start
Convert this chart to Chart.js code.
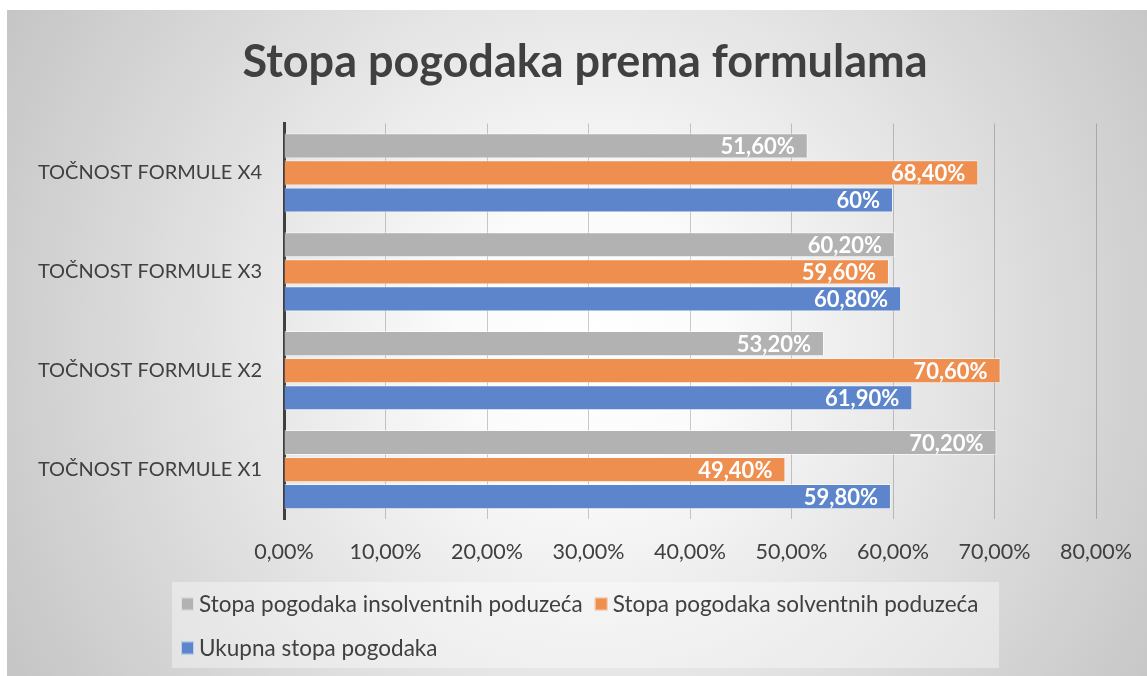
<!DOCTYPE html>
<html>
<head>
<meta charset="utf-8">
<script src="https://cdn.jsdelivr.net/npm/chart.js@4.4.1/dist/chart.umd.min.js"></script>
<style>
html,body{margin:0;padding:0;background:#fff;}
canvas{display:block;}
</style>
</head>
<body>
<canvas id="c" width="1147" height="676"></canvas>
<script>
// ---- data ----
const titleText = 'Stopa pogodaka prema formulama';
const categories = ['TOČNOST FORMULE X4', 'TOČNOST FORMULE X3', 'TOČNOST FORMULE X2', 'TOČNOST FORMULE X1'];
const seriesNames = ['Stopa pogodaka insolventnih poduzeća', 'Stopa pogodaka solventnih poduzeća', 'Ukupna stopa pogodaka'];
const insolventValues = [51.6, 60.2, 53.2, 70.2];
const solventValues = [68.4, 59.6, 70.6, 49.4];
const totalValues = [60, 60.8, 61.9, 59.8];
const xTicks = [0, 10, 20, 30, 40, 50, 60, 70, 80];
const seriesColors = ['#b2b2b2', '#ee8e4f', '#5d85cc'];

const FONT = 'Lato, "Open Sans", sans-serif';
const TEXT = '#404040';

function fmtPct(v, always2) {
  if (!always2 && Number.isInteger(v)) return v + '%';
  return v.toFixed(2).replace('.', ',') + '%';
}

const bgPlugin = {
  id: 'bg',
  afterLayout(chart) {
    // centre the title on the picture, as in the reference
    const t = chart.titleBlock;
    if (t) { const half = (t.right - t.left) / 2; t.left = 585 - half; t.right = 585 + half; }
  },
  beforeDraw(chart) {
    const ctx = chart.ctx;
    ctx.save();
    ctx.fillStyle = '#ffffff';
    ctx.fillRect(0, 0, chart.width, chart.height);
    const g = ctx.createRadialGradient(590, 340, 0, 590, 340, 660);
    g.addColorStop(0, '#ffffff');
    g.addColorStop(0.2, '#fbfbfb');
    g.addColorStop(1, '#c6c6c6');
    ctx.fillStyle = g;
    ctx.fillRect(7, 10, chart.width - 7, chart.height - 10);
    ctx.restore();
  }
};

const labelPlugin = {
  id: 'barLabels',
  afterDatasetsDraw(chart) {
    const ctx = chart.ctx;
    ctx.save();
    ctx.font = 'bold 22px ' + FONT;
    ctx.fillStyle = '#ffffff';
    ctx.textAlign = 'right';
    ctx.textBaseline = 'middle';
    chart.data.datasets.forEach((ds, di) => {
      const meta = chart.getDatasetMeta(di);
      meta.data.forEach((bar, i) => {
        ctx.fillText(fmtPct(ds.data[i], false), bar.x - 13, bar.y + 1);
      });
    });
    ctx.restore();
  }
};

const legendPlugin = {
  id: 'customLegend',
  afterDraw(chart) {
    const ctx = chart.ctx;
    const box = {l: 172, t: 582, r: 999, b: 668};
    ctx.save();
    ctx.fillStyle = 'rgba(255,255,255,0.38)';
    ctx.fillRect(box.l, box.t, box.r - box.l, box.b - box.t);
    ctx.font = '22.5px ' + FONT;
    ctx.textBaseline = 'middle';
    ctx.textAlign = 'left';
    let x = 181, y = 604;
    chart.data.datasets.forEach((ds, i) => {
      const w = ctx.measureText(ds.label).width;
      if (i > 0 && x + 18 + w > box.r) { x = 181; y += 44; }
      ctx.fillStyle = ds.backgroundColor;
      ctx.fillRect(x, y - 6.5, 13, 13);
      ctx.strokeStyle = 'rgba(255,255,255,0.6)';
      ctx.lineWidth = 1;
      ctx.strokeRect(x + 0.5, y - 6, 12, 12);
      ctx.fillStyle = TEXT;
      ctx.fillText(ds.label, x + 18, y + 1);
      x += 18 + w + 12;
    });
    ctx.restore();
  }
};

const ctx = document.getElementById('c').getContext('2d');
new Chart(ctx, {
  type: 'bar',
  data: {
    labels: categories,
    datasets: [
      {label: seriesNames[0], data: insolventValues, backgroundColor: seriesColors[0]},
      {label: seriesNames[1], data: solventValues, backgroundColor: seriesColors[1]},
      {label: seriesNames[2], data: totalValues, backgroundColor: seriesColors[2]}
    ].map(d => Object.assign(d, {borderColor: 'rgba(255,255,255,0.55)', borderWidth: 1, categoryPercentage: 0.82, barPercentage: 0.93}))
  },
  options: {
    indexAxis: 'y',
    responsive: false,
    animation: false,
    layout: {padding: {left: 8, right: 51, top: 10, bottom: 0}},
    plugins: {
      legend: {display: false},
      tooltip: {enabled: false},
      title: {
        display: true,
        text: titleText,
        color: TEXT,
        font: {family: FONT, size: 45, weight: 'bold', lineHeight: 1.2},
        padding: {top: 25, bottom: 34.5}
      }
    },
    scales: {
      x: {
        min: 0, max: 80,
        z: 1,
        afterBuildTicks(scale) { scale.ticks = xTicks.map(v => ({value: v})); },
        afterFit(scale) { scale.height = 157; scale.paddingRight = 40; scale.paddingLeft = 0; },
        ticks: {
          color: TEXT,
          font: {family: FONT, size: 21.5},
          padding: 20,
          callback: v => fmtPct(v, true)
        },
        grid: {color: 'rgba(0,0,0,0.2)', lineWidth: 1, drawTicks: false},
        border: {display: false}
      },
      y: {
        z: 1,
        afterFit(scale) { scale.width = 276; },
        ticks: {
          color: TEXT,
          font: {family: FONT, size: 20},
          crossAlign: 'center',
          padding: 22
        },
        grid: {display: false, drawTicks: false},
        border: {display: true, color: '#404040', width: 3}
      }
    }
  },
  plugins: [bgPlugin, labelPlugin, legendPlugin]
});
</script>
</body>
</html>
end
TASK DETAILS: Leave out the pictures and restate everything else word for word.

REPLY:
Convert this chart to Chart.js code.
<!DOCTYPE html>
<html>
<head>
<meta charset="utf-8">
<script src="https://cdn.jsdelivr.net/npm/chart.js@4.4.1/dist/chart.umd.min.js"></script>
<style>
html,body{margin:0;padding:0;background:#fff;}
canvas{display:block;}
</style>
</head>
<body>
<canvas id="c" width="1147" height="676"></canvas>
<script>
// ---- data ----
const titleText = 'Stopa pogodaka prema formulama';
const categories = ['TOČNOST FORMULE X4', 'TOČNOST FORMULE X3', 'TOČNOST FORMULE X2', 'TOČNOST FORMULE X1'];
const seriesNames = ['Stopa pogodaka insolventnih poduzeća', 'Stopa pogodaka solventnih poduzeća', 'Ukupna stopa pogodaka'];
const insolventValues = [51.6, 60.2, 53.2, 70.2];
const solventValues = [68.4, 59.6, 70.6, 49.4];
const totalValues = [60, 60.8, 61.9, 59.8];
const xTicks = [0, 10, 20, 30, 40, 50, 60, 70, 80];
const seriesColors = ['#b2b2b2', '#ee8e4f', '#5d85cc'];

const FONT = 'Lato, "Open Sans", sans-serif';
const TEXT = '#404040';

function fmtPct(v, always2) {
  if (!always2 && Number.isInteger(v)) return v + '%';
  return v.toFixed(2).replace('.', ',') + '%';
}

const bgPlugin = {
  id: 'bg',
  afterLayout(chart) {
    // centre the title on the picture, as in the reference
    const t = chart.titleBlock;
    if (t) { const half = (t.right - t.left) / 2; t.left = 585 - half; t.right = 585 + half; }
  },
  beforeDraw(chart) {
    const ctx = chart.ctx;
    ctx.save();
    ctx.fillStyle = '#ffffff';
    ctx.fillRect(0, 0, chart.width, chart.height);
    const g = ctx.createRadialGradient(590, 340, 0, 590, 340, 660);
    g.addColorStop(0, '#ffffff');
    g.addColorStop(0.2, '#fbfbfb');
    g.addColorStop(1, '#c6c6c6');
    ctx.fillStyle = g;
    ctx.fillRect(7, 10, chart.width - 7, chart.height - 10);
    ctx.restore();
  }
};

const labelPlugin = {
  id: 'barLabels',
  afterDatasetsDraw(chart) {
    const ctx = chart.ctx;
    ctx.save();
    ctx.font = 'bold 22px ' + FONT;
    ctx.fillStyle = '#ffffff';
    ctx.textAlign = 'right';
    ctx.textBaseline = 'middle';
    chart.data.datasets.forEach((ds, di) => {
      const meta = chart.getDatasetMeta(di);
      meta.data.forEach((bar, i) => {
        ctx.fillText(fmtPct(ds.data[i], false), bar.x - 13, bar.y + 1);
      });
    });
    ctx.restore();
  }
};

const legendPlugin = {
  id: 'customLegend',
  afterDraw(chart) {
    const ctx = chart.ctx;
    const box = {l: 172, t: 582, r: 999, b: 668};
    ctx.save();
    ctx.fillStyle = 'rgba(255,255,255,0.38)';
    ctx.fillRect(box.l, box.t, box.r - box.l, box.b - box.t);
    ctx.font = '22.5px ' + FONT;
    ctx.textBaseline = 'middle';
    ctx.textAlign = 'left';
    let x = 181, y = 604;
    chart.data.datasets.forEach((ds, i) => {
      const w = ctx.measureText(ds.label).width;
      if (i > 0 && x + 18 + w > box.r) { x = 181; y += 44; }
      ctx.fillStyle = ds.backgroundColor;
      ctx.fillRect(x, y - 6.5, 13, 13);
      ctx.strokeStyle = 'rgba(255,255,255,0.6)';
      ctx.lineWidth = 1;
      ctx.strokeRect(x + 0.5, y - 6, 12, 12);
      ctx.fillStyle = TEXT;
      ctx.fillText(ds.label, x + 18, y + 1);
      x += 18 + w + 12;
    });
    ctx.restore();
  }
};

const ctx = document.getElementById('c').getContext('2d');
new Chart(ctx, {
  type: 'bar',
  data: {
    labels: categories,
    datasets: [
      {label: seriesNames[0], data: insolventValues, backgroundColor: seriesColors[0]},
      {label: seriesNames[1], data: solventValues, backgroundColor: seriesColors[1]},
      {label: seriesNames[2], data: totalValues, backgroundColor: seriesColors[2]}
    ].map(d => Object.assign(d, {borderColor: 'rgba(255,255,255,0.55)', borderWidth: 1, categoryPercentage: 0.82, barPercentage: 0.93}))
  },
  options: {
    indexAxis: 'y',
    responsive: false,
    animation: false,
    layout: {padding: {left: 8, right: 51, top: 10, bottom: 0}},
    plugins: {
      legend: {display: false},
      tooltip: {enabled: false},
      title: {
        display: true,
        text: titleText,
        color: TEXT,
        font: {family: FONT, size: 45, weight: 'bold', lineHeight: 1.2},
        padding: {top: 25, bottom: 34.5}
      }
    },
    scales: {
      x: {
        min: 0, max: 80,
        z: 1,
        afterBuildTicks(scale) { scale.ticks = xTicks.map(v => ({value: v})); },
        afterFit(scale) { scale.height = 157; scale.paddingRight = 40; scale.paddingLeft = 0; },
        ticks: {
          color: TEXT,
          font: {family: FONT, size: 21.5},
          padding: 20,
          callback: v => fmtPct(v, true)
        },
        grid: {color: 'rgba(0,0,0,0.2)', lineWidth: 1, drawTicks: false},
        border: {display: false}
      },
      y: {
        z: 1,
        afterFit(scale) { scale.width = 276; },
        ticks: {
          color: TEXT,
          font: {family: FONT, size: 20},
          crossAlign: 'center',
          padding: 22
        },
        grid: {display: false, drawTicks: false},
        border: {display: true, color: '#404040', width: 3}
      }
    }
  },
  plugins: [bgPlugin, labelPlugin, legendPlugin]
});
</script>
</body>
</html>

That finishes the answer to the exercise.